As expected, it is far from an even distribution. Midtown and the Upper West Side have the oldest riders (median age is 44), whereas Murray Hill, East Village, and Alphabet city tend towards younger riders (median age is 33).

Certain areas (like around midtown or the financial district) are naturally going to have a higher concentation of commute related rides. By plotting the age of weekday riders versus weekend riders, it is pretty clear that the age distribution in those neighborhoods change the most, supporting the idea that commuters trend older than the average rider:

And to further drive the point home, if you take into account time of day, you can see that morning riders (during commute hours) trend much older than night time riders (after 8pm). In fact, night time riders look a lot like the weekend riders (at least age wise).

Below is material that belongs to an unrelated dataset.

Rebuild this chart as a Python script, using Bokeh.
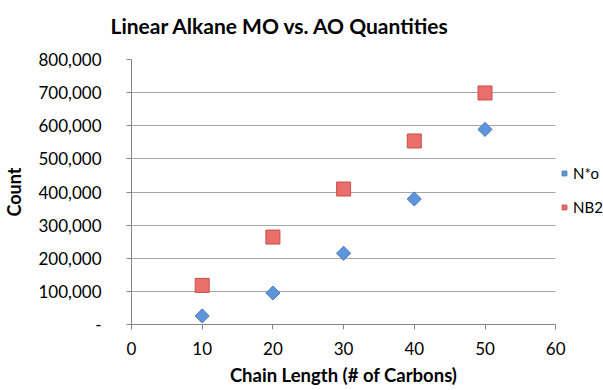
from bokeh.plotting import figure
from bokeh.models import Range1d, FixedTicker, Legend, LegendItem, Title, LinearAxis
from bokeh.embed import file_html
from bokeh.resources import INLINE
import math

# ---- data ----
chain_length = [10, 20, 30, 40, 50]
n_star_o = [26000, 95000, 215000, 379000, 589000]
nb2 = [118000, 264000, 409000, 554000, 699000]

x_ticks = [0, 10, 20, 30, 40, 50, 60]
y_ticks = [0, 100000, 200000, 300000, 400000, 500000, 600000, 700000, 800000]
y_tick_labels = ["-", "100,000", "200,000", "300,000", "400,000",
                 "500,000", "600,000", "700,000", "800,000"]
title_text = "Linear Alkane MO vs. AO Quantities"
x_label = "Chain Length (# of Carbons)"
y_label = "Count"

FONT = "Lato"
X_MAX = 60

# layout (pixels): axis area spans 129..555, frame extends to the right edge
LEFT, AXIS_RIGHT, RIGHT_PAD = 129, 555, 0
frame_w = 603 - LEFT - RIGHT_PAD
x_end = X_MAX * frame_w / (AXIS_RIGHT - LEFT)

p = figure(width=603, height=390, output_backend="svg", toolbar_location=None,
           x_range=Range1d(0, x_end), y_range=Range1d(0, 800000),
           min_border_left=LEFT, min_border_right=RIGHT_PAD, min_border_top=59,
           min_border_bottom=66, background_fill_color="white",
           border_fill_color="white", title_location=None)

# spacer between frame and title (first "above" item sits next to the frame)
p.add_layout(Title(text=" ", text_font_size="1px", standoff=19), "above")
p.add_layout(Title(text=title_text, align="left", offset=-21,
                   vertical_align="bottom", standoff=0,
                   text_font=FONT, text_font_size="21px", text_font_style="bold",
                   text_color="black"), "above")

p.outline_line_color = None
p.xgrid.visible = False
g = p.ygrid[0]
g.grid_line_color = "#a6a6a6"
g.grid_line_width = 1
try:
    g.cross_bounds = (0, X_MAX)
except AttributeError:
    g.visible = False
    p.segment(x0=[0] * len(y_ticks), x1=[X_MAX] * len(y_ticks), y0=y_ticks, y1=y_ticks,
              line_color="#a6a6a6", line_width=1)

for ax in (p.xaxis[0], p.yaxis[0]):
    ax.axis_line_color = "#868686"
    ax.major_tick_line_color = "#868686"
    ax.minor_tick_line_color = None
    ax.major_tick_in = 0
    ax.major_tick_out = 5
    ax.major_label_text_font = FONT
    ax.major_label_text_font_size = "17px"
    ax.major_label_text_color = "black"
    ax.axis_label_text_font = FONT
    ax.axis_label_text_font_size = "18px"
    ax.axis_label_text_font_style = "bold"
    ax.axis_label_text_color = "black"

p.xaxis[0].bounds = (0, X_MAX)
p.xaxis[0].ticker = FixedTicker(ticks=x_ticks)
p.xaxis[0].major_label_standoff = 12
p.yaxis[0].ticker = FixedTicker(ticks=y_ticks)
p.yaxis[0].major_label_overrides = {t: l for t, l in zip(y_ticks, y_tick_labels)}
p.yaxis[0].axis_label = y_label
p.yaxis[0].major_label_standoff = 25
p.yaxis[0].axis_label_standoff = 10

# x axis title: centred on the middle of the 0..60 axis span
x_mid = (x_ticks[0] + x_ticks[-1]) / 2
xlab_axis = LinearAxis(ticker=FixedTicker(ticks=[x_mid]),
                       major_label_overrides={x_mid: x_label},
                       axis_line_color=None, major_tick_line_color=None,
                       minor_tick_line_color=None, major_tick_in=0, major_tick_out=0,
                       major_label_standoff=6,
                       major_label_text_font=FONT, major_label_text_font_size="18.5px",
                       major_label_text_font_style="bold", major_label_text_color="black")
p.add_layout(xlab_axis, "below")

r1 = p.scatter(chain_length, n_star_o, marker="square", size=10, angle=math.pi / 4,
               fill_color="#5e94dc", line_color="#4a7ebb", line_width=1)
r2 = p.scatter(chain_length, nb2, marker="square", size=14,
               fill_color="#ea6e6a", line_color="#c9504d", line_width=1)

legend = Legend(items=[LegendItem(label="N*o", renderers=[r1]),
                       LegendItem(label="NB2", renderers=[r2])],
                location=(AXIS_RIGHT - LEFT + 1, 108), orientation="vertical",
                margin=0, padding=0, spacing=16,
                glyph_width=12, glyph_height=14, label_height=14,
                label_standoff=3, border_line_color=None,
                background_fill_alpha=0,
                label_text_font=FONT, label_text_font_size="15px",
                label_text_color="black")
p.add_layout(legend)

open("out.html", "w").write(file_html(p, INLINE))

NYC is an interesting place partly because it is non-homogenous, and you can definitely see that with respect to the age of citibike riders around the city. With the expansion of the citibike program this summer, particularly into more residential neighborhoods, I am excited to see how it evolves!

Methodology

The plots in this writeup are done using the basemap package from matplotlib, and a helpful tutorial here. The citibike data providers lat/long coordinates of starting and ending stations, which can in turn be translated into FIPS coordinates (ie, census tracts/blocks) using this FCC provided API. NYC provides useful shapefiles for all of its census tracts, those can be found here.

Not all records have age information, so I assume you do not have to provider this data when you sign up. This might introduce a bias in the data (I can argue both ways, younger and older). For this analysis, those records are just filtered out.